From owner-freebsd-hackers  Tue Jan 20 22:07:23 1998
Return-Path: <owner-freebsd-hackers@FreeBSD.ORG>
Received: (from majordom@localhost)
          by hub.freebsd.org (8.8.8/8.8.8) id WAA16506
          for hackers-outgoing; Tue, 20 Jan 1998 22:07:23 -0800 (PST)
          (envelope-from owner-freebsd-hackers@FreeBSD.ORG)
Received: from phobos.illtel.denver.co.us (abelits@phobos.illtel.denver.co.us [207.33.75.1])
          by hub.freebsd.org (8.8.8/8.8.8) with ESMTP id WAA16493
          for <hackers@FreeBSD.ORG>; Tue, 20 Jan 1998 22:07:13 -0800 (PST)
          (envelope-from abelits@phobos.illtel.denver.co.us)
Received: from localhost (abelits@localhost) by phobos.illtel.denver.co.us (8.8.8/8.6.9) with SMTP id WAA10137; Tue, 20 Jan 1998 22:10:48 -0800
Date: Tue, 20 Jan 1998 22:10:47 -0800 (PST)
From: Alex Belits <abelits@phobos.illtel.denver.co.us>
To: "Louis A. Mamakos" <louie@TransSys.COM>
cc: Terry Lambert <tlambert@primenet.com>, daniel_sobral@voga.com.br,
        hackers@FreeBSD.ORG
Subject: Re: Wide characters on tcp connections 
In-Reply-To: <199801210420.XAA23356@whizzo.TransSys.COM>
Message-ID: <Pine.LNX.3.96.980120204200.9621A-100000@phobos.illtel.denver.co.us>
MIME-Version: 1.0
Content-Type: TEXT/PLAIN; charset=US-ASCII
Sender: owner-freebsd-hackers@FreeBSD.ORG
Precedence: bulk

On Tue, 20 Jan 1998, Louis A. Mamakos wrote:

> If I had to choose, I'd use UTF-8 encodings in big-endian byte order.  This
> is, I believe, what the IETF has chosen when dealing with multi-byte
> characters which are embedded within other protocols.

  IETF "has chosen" UTF-8 (and Unicode) after every nation, with or 
without multibyte alphabet, rejected Unicode as a standard, but some
well-known company decided to make "internationalization standard" based
on Unicode (and still failed to implement it properly even in their also
well-known OS).

  UTF-8 got a lot of support in Western Europe and US, however it should
be mentioned that when converted to Unicode and then UTF-8, ASCII text is
the same as before encoding, iso8859-1 (Latin1) has trivial back 
conversion, but other languages look umm... too unstructured for their
native speakers to say the least.

  There is a number of issues of linguistic, technical and political
nature that were ignored when Unicode was designed, in other words
everything made in local standards was thrown away, and just all known
at the moment (and considered to be worthy enough to be included)
characters were listed in some order resembling their alphabets.

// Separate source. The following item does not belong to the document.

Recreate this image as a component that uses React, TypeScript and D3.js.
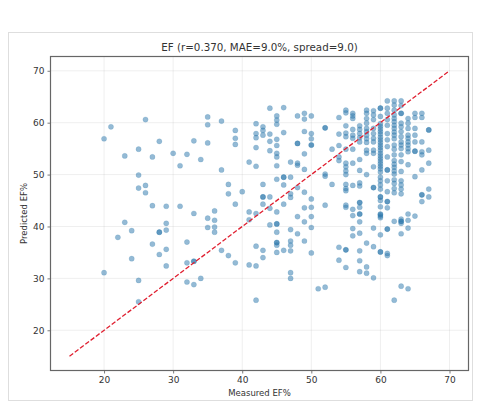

UTF-8
encoding is blatantly US/European-centric -- that can be justified
(it's supposed to be used for everything, and most of "everything" is
ASCII text), but it's ridiculous for other languages, and I haven't even
started talking about regexps and text processing over variable-length
characters or constant encoding/decoding into fixed-length Unicode that
UTF-8 makes necessary for everything but "word processing" that some
people confuse with the use of computers.

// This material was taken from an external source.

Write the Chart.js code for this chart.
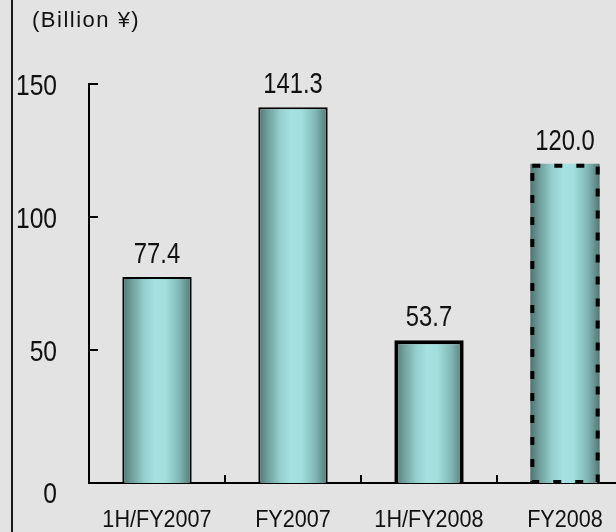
<!DOCTYPE html>
<html lang="en">
<head>
    <meta charset="UTF-8">
    <title>Billion Yen</title>
    <script src="https://cdn.jsdelivr.net/npm/chart.js"></script>
    <style>
        html, body {
            margin: 0;
            padding: 0;
            background-color: #e3e3e3;
            overflow: hidden;
        }
        .chart-box {
            position: relative;
            width: 640px;
            height: 532px;
        }
    </style>
</head>
<body>

<div class="chart-box">
    <canvas id="grafico"></canvas>
</div>

<script>
    const categories = ['1H/FY2007', 'FY2007', '1H/FY2008', 'FY2008'];
    const values = [77.4, 141.3, 53.7, 120.0];
    const valueLabels = ['77.4', '141.3', '53.7', '120.0'];
    const isForecast = [false, false, false, true];
    const yTicks = [0, 50, 100, 150];
    const unitLabel = '(Billion ¥)';

    const FONT = "'Liberation Sans', Arial, sans-serif";

    function barGradient(c) {
        const chart = c.chart;
        const area = chart.chartArea;
        if (!area) return '#a4e0df';
        const slot = (area.right - area.left) / categories.length;
        const cx = chart.scales.x.getPixelForValue(c.dataIndex);
        const half = slot * 0.51 / 2;
        const g = chart.ctx.createLinearGradient(cx - half, 0, cx + half, 0);
        g.addColorStop(0, '#4f7371');
        g.addColorStop(0.12, '#6c9a98');
        g.addColorStop(0.32, '#95d0cf');
        g.addColorStop(0.47, '#a6e2e1');
        g.addColorStop(0.62, '#a2dedd');
        g.addColorStop(0.82, '#82b8b6');
        g.addColorStop(1, '#527876');
        return g;
    }

    // texto estreito (a fonte original e condensada)
    function narrowText(ctx, text, x, y, align, baseline, size, sx) {
        ctx.save();
        ctx.translate(x, y);
        ctx.scale(sx, 1);
        ctx.font = size + 'px ' + FONT;
        ctx.fillStyle = '#111';
        ctx.textAlign = align;
        ctx.textBaseline = baseline;
        ctx.fillText(text, 0, 0);
        ctx.restore();
    }

    const extras = {
        id: 'extras',
        afterDatasetsDraw(chart) {
            const ctx = chart.ctx;
            const meta = chart.getDatasetMeta(0);
            meta.data.forEach((bar, i) => {
                if (isForecast[i]) {
                    const left = bar.x - bar.width / 2;
                    ctx.save();
                    ctx.setLineDash([8, 14]);
                    ctx.lineWidth = 4;
                    ctx.strokeStyle = '#000';
                    ctx.strokeRect(left + 2, bar.y + 2, bar.width - 4, bar.base - bar.y - 3);
                    ctx.restore();
                }
                narrowText(ctx, valueLabels[i], bar.x, bar.y - 14, 'center', 'alphabetic', 29, 0.82);
            });
        },
        afterDraw(chart) {
            const ctx = chart.ctx;
            const area = chart.chartArea;
            const x = chart.scales.x;
            const y = chart.scales.y;
            ctx.save();
            // moldura esquerda
            ctx.fillStyle = '#1a1a1a';
            ctx.fillRect(11, 0, 2, chart.height);

            // marcas internas
            ctx.strokeStyle = '#000';
            ctx.lineWidth = 2;
            ctx.beginPath();
            yTicks.forEach(v => {
                if (v === 0) return;
                const py = Math.round(y.getPixelForValue(v));
                ctx.moveTo(area.left, py);
                ctx.lineTo(area.left + 9, py);
            });
            for (let i = 1; i < categories.length; i++) {
                const px = Math.round((x.getPixelForValue(i - 1) + x.getPixelForValue(i)) / 2);
                ctx.moveTo(px, area.bottom);
                ctx.lineTo(px, area.bottom - 8);
            }
            ctx.stroke();
            ctx.restore();

            // rotulos do eixo y
            yTicks.forEach(v => {
                const py = y.getPixelForValue(v) + (v === 0 ? 12 : 3);
                narrowText(ctx, String(v), 57, py, 'right', 'middle', 30, 0.82);
            });

            // rotulos das categorias
            categories.forEach((lab, i) => {
                narrowText(ctx, lab, x.getPixelForValue(i), 527, 'center', 'alphabetic', 24, 0.9);
            });

            // unidade
            ctx.save();
            ctx.font = '22px ' + FONT;
            ctx.letterSpacing = '1.5px';
            ctx.fillStyle = '#111';
            ctx.textAlign = 'left';
            ctx.textBaseline = 'middle';
            ctx.fillText(unitLabel, 32, 21);
            ctx.restore();
        }
    };

    new Chart(document.getElementById('grafico'), {
        type: 'bar',
        data: {
            labels: categories,
            datasets: [{
                data: values,
                backgroundColor: barGradient,
                borderColor: '#000',
                borderWidth: c => c.dataIndex === 2 ? 4 : (isForecast[c.dataIndex] ? 0 : 2),
                barPercentage: 0.51,
                categoryPercentage: 1.0
            }]
        },
        options: {
            responsive: true,
            maintainAspectRatio: false,
            animation: false,
            layout: {
                padding: { left: 32, right: 7, top: 84, bottom: 0 }
            },
            plugins: {
                legend: { display: false },
                tooltip: { enabled: false }
            },
            scales: {
                x: {
                    offset: true,
                    grid: { display: false },
                    border: { display: true, color: '#000', width: 2 },
                    ticks: { display: false },
                    afterFit: s => { s.height = 49; }
                },
                y: {
                    min: 0,
                    max: 150,
                    grid: { display: false },
                    border: { display: true, color: '#000', width: 2 },
                    ticks: { display: false, stepSize: 50 },
                    afterFit: s => { s.width = 57; }
                }
            }
        },
        plugins: [extras]
    });
</script>

</body>
</html>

   Currently no one uses Unicode for anything serious in non-European
languages, and since MIME has no problems with charsets labeling, people
continue to use local charsets that reflect local language's structure way
better than Unicode. However it looks like this "yet another Esperanto" is
going to be the next way of making more money selling "new" software with
"standards compliance" sticker without actually providing any languages
support and without compatibility with anything that currently is in use.

--
Alex